___ Supplied data

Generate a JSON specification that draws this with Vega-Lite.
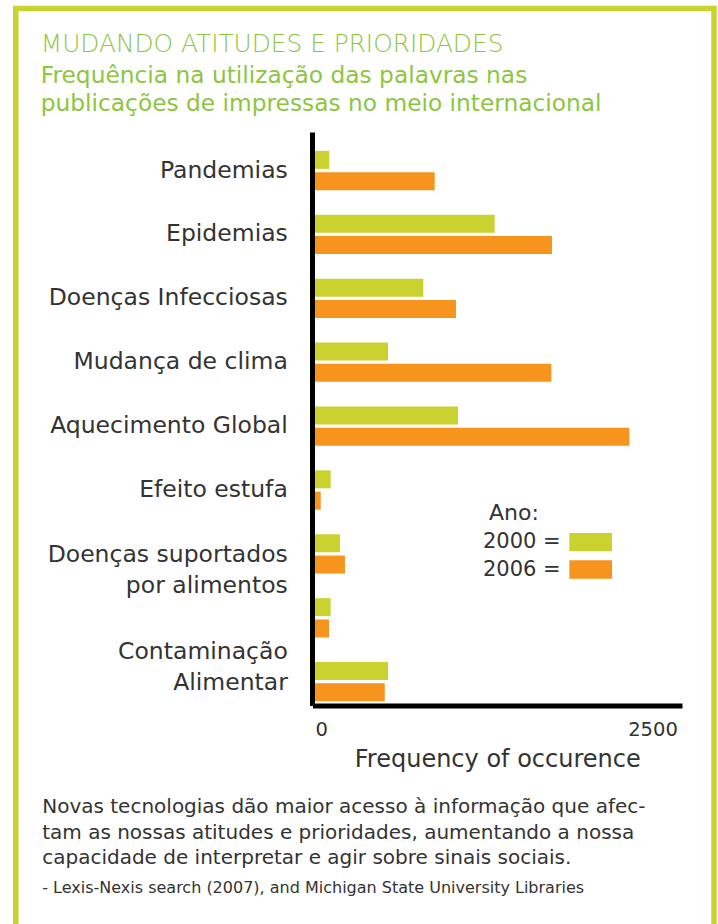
{
  "$schema": "https://vega.github.io/schema/vega-lite/v6.json",
  "width": 698.25,
  "height": 940,
  "autosize": {"type": "none"},
  "padding": {"left": 15.75, "top": 8.5, "right": 4, "bottom": 0},
  "background": "white",
  "config": {
    "font": "DejaVu Sans",
    "view": {"stroke": "#c9d22f", "strokeWidth": 5.5}
  },
  "title": {
    "text": "MUDANDO ATITUDES E PRIORIDADES",
    "subtitle": ["Frequência na utilização das palavras nas", "publicações de impressas no meio internacional"],
    "anchor": "start",
    "frame": "group",
    "orient": "top",
    "offset": -107,
    "dx": 25,
    "font": "DejaVu Sans",
    "fontSize": 24.8,
    "fontWeight": 300,
    "color": "#8cc63f",
    "subtitleFont": "DejaVu Sans",
    "subtitleFontSize": 23.3,
    "subtitleFontWeight": "normal",
    "subtitleColor": "#8cc63f",
    "subtitlePadding": 8.4,
    "subtitleLineHeight": 28
  },
  "data": {
    "values": [
      {"termo": "Pandemias", "ano": "2000", "freq": 105},
      {"termo": "Pandemias", "ano": "2006", "freq": 879},
      {"termo": "Epidemias", "ano": "2000", "freq": 1319},
      {"termo": "Epidemias", "ano": "2006", "freq": 1740},
      {"termo": "Doenças Infecciosas", "ano": "2000", "freq": 795},
      {"termo": "Doenças Infecciosas", "ano": "2006", "freq": 1035},
      {"termo": "Mudança de clima", "ano": "2000", "freq": 536},
      {"termo": "Mudança de clima", "ano": "2006", "freq": 1735},
      {"termo": "Aquecimento Global", "ano": "2000", "freq": 1050},
      {"termo": "Aquecimento Global", "ano": "2006", "freq": 2308},
      {"termo": "Efeito estufa", "ano": "2000", "freq": 115},
      {"termo": "Efeito estufa", "ano": "2006", "freq": 42},
      {"termo": "Doenças suportados por alimentos", "ano": "2000", "freq": 184},
      {"termo": "Doenças suportados por alimentos", "ano": "2006", "freq": 220},
      {"termo": "", "ano": "2000", "freq": 115},
      {"termo": "", "ano": "2006", "freq": 103},
      {"termo": "Contaminação Alimentar", "ano": "2000", "freq": 536},
      {"termo": "Contaminação Alimentar", "ano": "2006", "freq": 512}
    ]
  },
  "layer": [
    {
      "mark": {"type": "bar"},
      "encoding": {
        "y": {
          "field": "termo",
          "type": "nominal",
          "sort": null,
          "scale": {"range": [123.5, 697], "paddingInner": 0.385, "paddingOuter": 0.18, "align": 0.82},
          "axis": {
            "title": [
              "Novas tecnologias dão maior acesso à informação que afec-",
              "tam as nossas atitudes e prioridades, aumentando a nossa",
              "capacidade de interpretar e agir sobre sinais sociais."
            ],
            "titleAngle": 0,
            "titleAlign": "left",
            "titleBaseline": "alphabetic",
            "titleX": -270.3,
            "titleY": 804,
            "titleFontSize": 20,
            "titleFontWeight": "normal",
            "titleColor": "#333333",
            "titleLineHeight": 25.5,
            "offset": -296.25,
            "domainColor": "#000000",
            "domainWidth": 5,
            "domainCap": "butt",
            "ticks": false,
            "tickSize": 0,
            "grid": false,
            "labelPadding": 24.7,
            "labelFontSize": 23.5,
            "labelColor": "#333333",
            "labelLimit": 400,
            "labelLineHeight": 31,
            "labelExpr": "datum.value === 'Doenças suportados por alimentos' ? ['Doenças suportados', 'por alimentos'] : datum.value === 'Contaminação Alimentar' ? ['Contaminação', 'Alimentar'] : datum.label",
            "labelOffset": {
              "condition": [
                {"test": "datum.value === 'Doenças suportados por alimentos'", "value": 1},
                {"test": "datum.value === 'Contaminação Alimentar'", "value": -30}
              ],
              "value": 0
            }
          }
        },
        "yOffset": {
          "field": "ano",
          "type": "nominal",
          "scale": {"paddingInner": 0.155, "paddingOuter": 0}
        },
        "x": {
          "field": "freq",
          "type": "quantitative",
          "scale": {"domain": [0, 2676], "range": [299.25, 663.75]},
          "axis": {
            "title": "Frequency of occurence",
            "values": [0, 2500],
            "format": "d",
            "offset": -243,
            "domainColor": "#000000",
            "domainWidth": 5,
            "domainCap": "square",
            "ticks": false,
            "tickSize": 0,
            "grid": false,
            "labelFontSize": 19.5,
            "labelColor": "#333333",
            "labelPadding": 15,
            "labelFlush": false,
            "labelAlign": {"condition": {"test": "datum.value === 0", "value": "left"}, "value": "center"},
            "labelOffset": {"condition": {"test": "datum.value === 2500", "value": -3}, "value": 0},
            "titleFontSize": 24,
            "titleFontWeight": "normal",
            "titleColor": "#333333",
            "titlePadding": 8
          }
        },
        "color": {
          "field": "ano",
          "type": "nominal",
          "scale": {"domain": ["2000", "2006"], "range": ["#c9d22f", "#f7941d"]},
          "legend": {
            "orient": "none",
            "legendX": 473.25,
            "legendY": 494,
            "padding": 0,
            "direction": "vertical",
            "title": "Ano:",
            "titleFontSize": 22,
            "titleFontWeight": "normal",
            "titleColor": "#333333",
            "titlePadding": 6.7,
            "labelFontSize": 21,
            "labelColor": "#333333",
            "labelExpr": "datum.label + ' ='",
            "labelAlign": "right",
            "labelOffset": -41,
            "labelLimit": 200,
            "symbolOffset": 90.7,
            "symbolType": "M-2,-0.8572H2V0.8572H-2Z",
            "symbolSize": 456,
            "symbolStrokeWidth": 0,
            "symbolOpacity": 1,
            "rowPadding": 6.3
          }
        }
      }
    },
    {
      "mark": {"type": "point", "opacity": 0},
      "encoding": {
        "y": {
          "field": "termo",
          "type": "nominal",
          "sort": null,
          "axis": {
            "orient": "right",
            "title": "- Lexis-Nexis search (2007), and Michigan State University Libraries",
            "titleAngle": 0,
            "titleAlign": "left",
            "titleBaseline": "alphabetic",
            "titleX": -672.3,
            "titleY": 884,
            "titleFontSize": 16,
            "titleFontWeight": "normal",
            "titleColor": "#333333",
            "labels": false,
            "domain": false,
            "ticks": false,
            "grid": false
          }
        }
      }
    }
  ],
  "resolve": {"axis": {"y": "independent"}}
}
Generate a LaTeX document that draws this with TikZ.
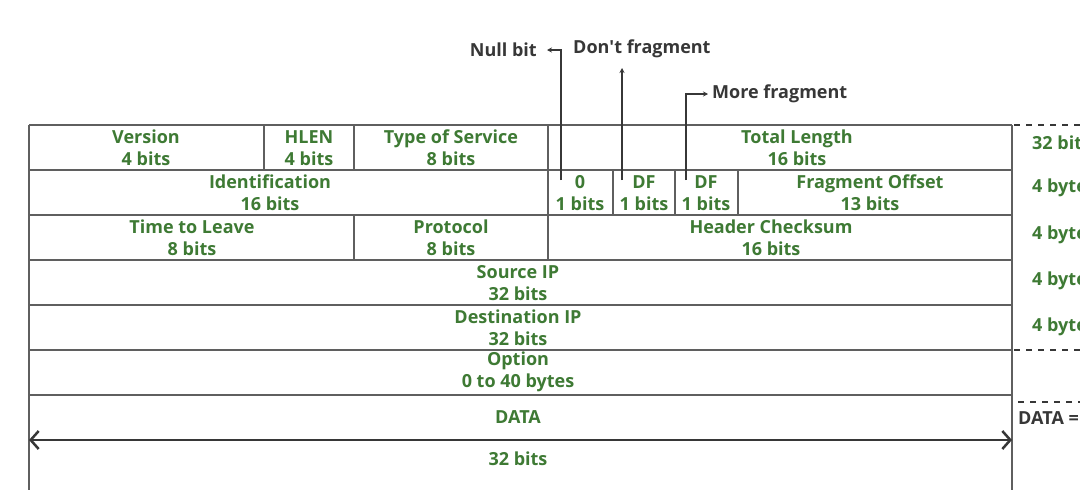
\documentclass[tikz,border=0pt]{standalone}
\usepackage{fontspec}
\setmainfont{Open Sans}
\usetikzlibrary{arrows.meta}
\definecolor{fgreen}{RGB}{62,122,52}
\definecolor{lgray}{RGB}{95,95,95}
\definecolor{dgray}{RGB}{55,55,55}
\tikzset{
  grid/.style={draw=lgray, line width=1.5pt},
  fld/.style={text=fgreen, font=\bfseries\fontsize{18}{22}\selectfont, align=center, inner sep=0pt},
  lbl/.style={text=dgray, font=\bfseries\fontsize{18}{22}\selectfont, inner sep=0pt},
  ptr/.style={draw=dgray, line width=1.4pt, -{Stealth[length=5pt,width=5pt]}},
  spanarrow/.style={draw=dgray, line width=2.5pt, {Straight Barb[length=8pt,width=18pt]}-{Straight Barb[length=8pt,width=18pt]}},
  sepline/.style={draw=dgray, line width=1.6pt, dash pattern=on 6pt off 6pt},
}
\begin{document}
\begin{tikzpicture}[x=1pt,y=-1pt]
\useasboundingbox (0,0) rectangle (1080,493);
\fill[white] (0,0) rectangle (1080,493);
% table grid
\draw[grid] (29,125) -- (1012,125);
\foreach \yy in {170,215,260,305,350,395} \draw[grid] (29,\yy) -- (1012,\yy);
\draw[grid] (29,125) -- (29,490);
\draw[grid] (1012,125) -- (1012,490);
\draw[grid] (264,125) -- (264,170);
\draw[grid] (354,125) -- (354,170);
\draw[grid] (548,125) -- (548,215);
\draw[grid] (613,170) -- (613,215);
\draw[grid] (675,170) -- (675,215);
\draw[grid] (738,170) -- (738,215);
\draw[grid] (354,215) -- (354,260);
\draw[grid] (548,215) -- (548,260);
% fields
\node[fld] (ver) at (146,148) {Version\\4 bits};
\node[fld] (hlen) at (309,148) {HLEN\\4 bits};
\node[fld] (tos) at (451,148) {Type of Service\\8 bits};
\node[fld] (tlen) at (797,148) {Total Length\\16 bits};
\node[fld] (ident) at (270,193) {Identification\\16 bits};
\node[fld] (nb) at (580,193) {0\\1 bits};
\node[fld] (df) at (644,193) {DF\\1 bits};
\node[fld] (mf) at (706,193) {DF\\1 bits};
\node[fld] (fo) at (870,193) {Fragment Offset\\13 bits};
\node[fld] (ttl) at (192,238) {Time to Leave\\8 bits};
\node[fld] (proto) at (451,238) {Protocol\\8 bits};
\node[fld] (hc) at (771,238) {Header Checksum\\16 bits};
\node[fld] (src) at (518,283) {Source IP\\32 bits};
\node[fld] (dst) at (518,328) {Destination IP\\32 bits};
\node[fld] (opt) at (518,372) {Option\\0 to 40 bytes};
\node[fld] (data) at (518,417) {DATA};
\node[fld] (width) at (518,459) {32 bits};
% right column
\node[fld, anchor=west] (r0) at (1032,143) {32 bits};
\node[fld, anchor=west] (r1) at (1032,188) {4 bytes};
\node[fld, anchor=west] (r2) at (1032,235) {4 bytes};
\node[fld, anchor=west] (r3) at (1032,281) {4 bytes};
\node[fld, anchor=west] (r4) at (1032,327) {4 bytes};
\node[lbl, anchor=west] (dq) at (1018,418) {DATA =};
\draw[sepline] (1014,125) -- (1080,125);
\draw[sepline] (1014,350) -- (1080,350);
\draw[sepline] (1018,402) -- (1080,402);
% flag pointers
\coordinate (nbf) at (561,180);
\coordinate (dff) at (622,180);
\coordinate (mff) at (686,180);
\coordinate (dft) at (622,68);
\node[lbl, anchor=east, inner xsep=10pt] (nulll) at (547,50) {Null bit};
\node[lbl, anchor=west] (dfl) at (573,49) {Don{\textquotesingle}t fragment};
\node[lbl, anchor=west, inner xsep=4pt] (mfl) at (708,94) {More fragment};
\draw[ptr] (nbf) |- (nulll.east);
\draw[ptr] (dff) -- (dft);
\draw[ptr] (mff) |- (mfl.west);
% width arrow
\coordinate (la) at (29,440);
\coordinate (ra) at (1012,440);
\draw[spanarrow] (la) -- (ra);
\end{tikzpicture}
\end{document}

______

▸ Aim of the exercise
Report back each line of the entries that holds the string "Generate".

▸ Exercise solution
Generate a JSON specification that draws this with Vega-Lite.
Generate a LaTeX document that draws this with TikZ.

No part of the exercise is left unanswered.